Unfortunately, some lawmakers in Albany are trying to give them the cover they were expecting. Senate Bill S2433 would cap annual ground-rent increases at 3 percent or the consumer price index, whichever is higher, for leases that are 30 years old or more. Capping increases in this way would effectively kill the market for residential ground leases and prevent land from being redeveloped to accommodate new circumstances.
Urban land should generally be free to be priced and redeveloped as circumstances change to achieve its highest and best use. Artificially suppressing ground rents would sever the link between land values and land use, discouraging redevelopment even when economic conditions warrant it. The destruction of the magnificent Gilded Age mansions that once lined Fifth Avenue along Central Park may be lamentable, but it was necessary to allow New York to grow—quite literally—to new heights.

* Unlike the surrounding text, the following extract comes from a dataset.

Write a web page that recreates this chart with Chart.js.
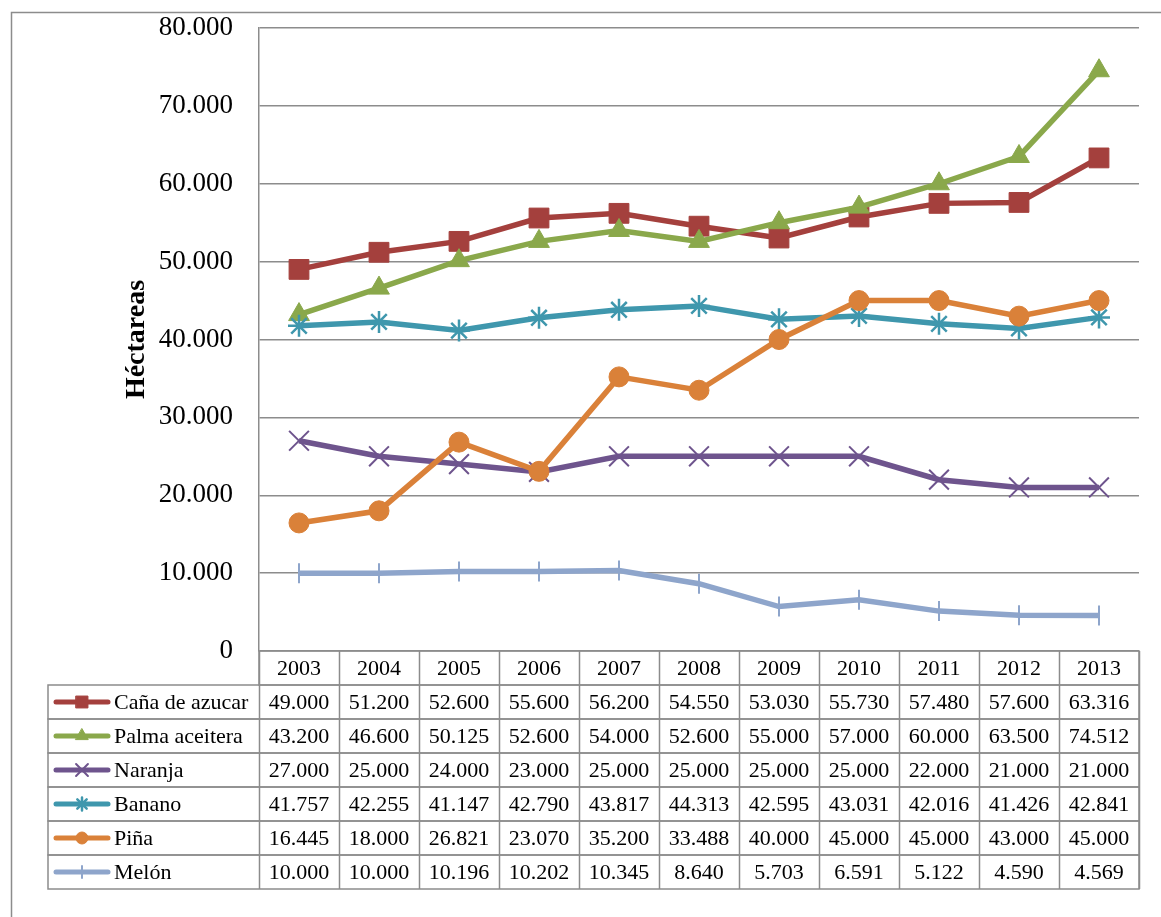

S2433 would also grant co-op owners subject to a ground lease a right of first refusal if the landowner ever sought to sell the lease. Landowners would be required to disclose the price and material terms of any proposed sale and give the co-op up to 120 days to match the offer and purchase the land.
If this sounds familiar, it’s because the proposal nearly matches the Community Opportunity to Purchase Act (COPA), a New York City Council bill nearly passed last fall that would have given qualified nonprofit organizations the right of first refusal when certain residential buildings were put up for sale.
The bill would have introduced delay, uncertainty, and political considerations into ordinary property transactions, discouraging investment. After sustained criticism of the bill—especially in City Journal—COPA fell short of a veto-proof majority. Mayor Eric Adams vetoed the bill, and new City Council Speaker Julie Menin declined to revive it (at least for now).
Despite the harsh consequences for co-op owners, ground leases should be enforced as written, without legislative intervention. For one thing, a bill like S2433 risks violating the Constitution’s Contract Clause, which prohibits states from passing any law “impairing the Obligation of Contracts.”
And if a law like S2433 passes, it would fundamentally undermine the reliability of real property leaseholds. Carnegie House’s owners can’t plausibly claim not to have understood the risks; many bet that they’d get bailed out in some form. Many enjoyed living in a location coveted by billionaires at a relative bargain. The co-op’s board can attempt to purchase the land and charge shareholders a special assessment—as the owners of Trump Plaza did in 2015 without government intervention—but the price would likely be too steep for most Carnegie House owners to bear.
Sympathy for co-op owners caught in bad ground-lease deals is understandable. But legislative relief for Carnegie House would invite appeals from other investors who made bad—or at least risky—deals and now want Albany to rescue them from unfavorable outcomes. If these owners had more housing alternatives available to them, their predicament wouldn’t be quite as dire.
As Albany has proven time and again, measures like S2433 are likely to make a bad deal worse. The real solution lies not in rewriting contracts, but in expanding housing supply.